A Tidbit of Torah – Parshat Shmini / Shabbat Hachodesh 5784

Moses said: “This is what the Lord has commanded that you do, that the Presence of the Lord may appear to you.”       Vayikra / Leviticus 9:6

Our teacher, ha-Chozeh MiLublin, the Seer of Lublin(1), observes that the dedication of the Mishkan (Tabernacle) seems to create a differing set of expectations on the part of God and the Israelites. He writes:

The Israelites deeply desired having the Mishkan so as to ensure God’s Presence remain in their midst. However, the Holy One, so to speak, desired that the Divine Presence reside literally within the Israelites, within the souls and within the bodies of every Israelite.

The Israelites are confident that the existence of the Mishkan, and the sacrificial cult performed by the kohanim within it, would maintain God’s presence amongst the people. Recognizing that the daily regimen of presenting offerings and kindling the menorah (candelabrum), was done by the priestly caste on behalf of the nation, the Seer of Lublin felt that the rest of the Israelites seemed eager to outsource the task.

This is especially problematic for the Seer of Lublin who stresses that the divine desire was less focused on the cultic behavior and more concerned with establishing a deep and enduring relationship with each member of the community. Our teacher reads the verse above as addressing this discrepancy.

Thus, the Torah has Moshe say, “This is what the Lord has commanded that you do”, the Torah and the mitzvot; these will result in the appearance of the Divine Presence, and you will not have need for any Mishkan.

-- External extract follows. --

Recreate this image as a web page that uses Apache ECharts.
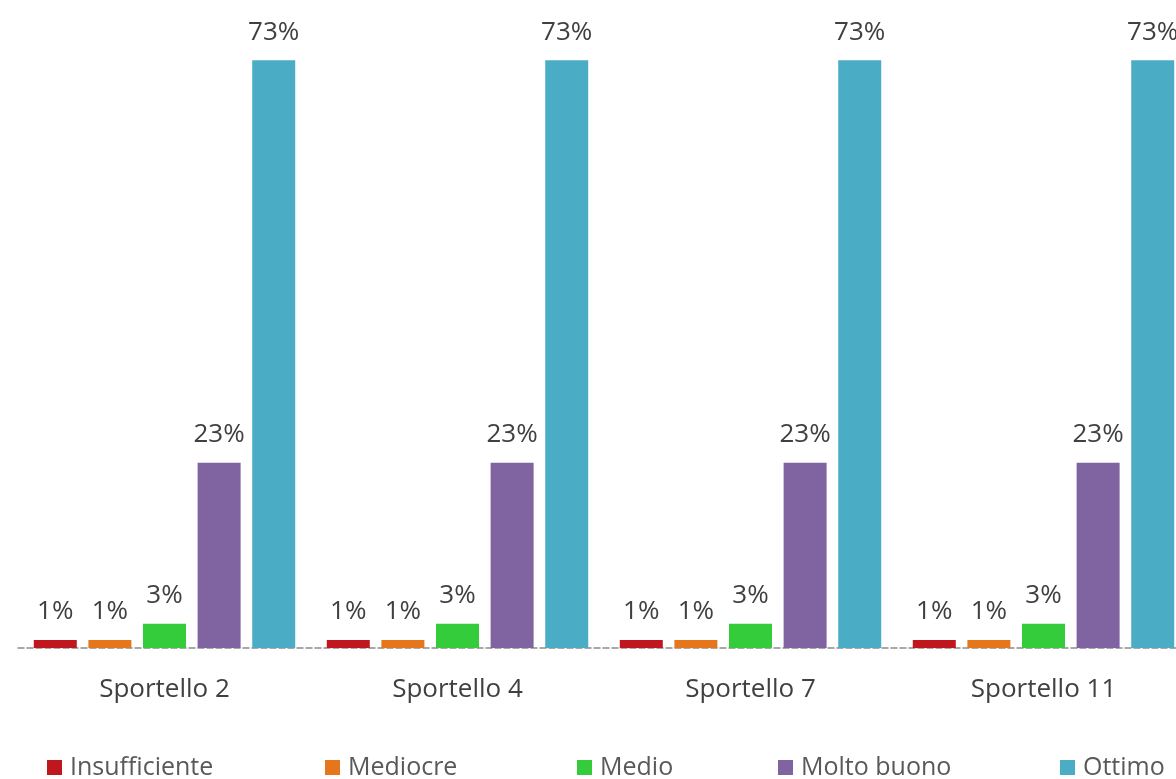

The Seer of Lublin’s assertion is that the Israelites can evoke the Divine Presence by their own individual behavior, behavior resonant with God’s ethical expectations. While ostensibly an explanation of the biblical text, the Seer of Lublin is offering reassurance to the Jews of his era even as he challenges them to elevate their actions. The Jews, he asserts, are not dependent on the Mishkan and its sacrificial rites to evoke God’s presence, nor should they depend on the synagogue and those engaged in running  the institution, rather encountering the Holy One is achieved by climbing the rungs of holiness, one mitzvah at a time.

Shabbat Shalom –
Rabbi David M. Eligberg

1 Rabbi Yaakov Yitzchak HaLevi Horowitz, known as “the Seer of Lublin“, ha-Chozeh MiLublin (c. 1745 – August 15, 1815) was a Hasidic rebbe from Poland. A leading figure in the early Hasidic movement, he became known as the “seer” or “visionary” due to his purported ability to gaze across great distance by supernatural means.

The compilation of his works, entitled Torat HaChozeh MiLublin, presents his commentaries arranged alphabetically according to topic and according to the weekly Torah portion.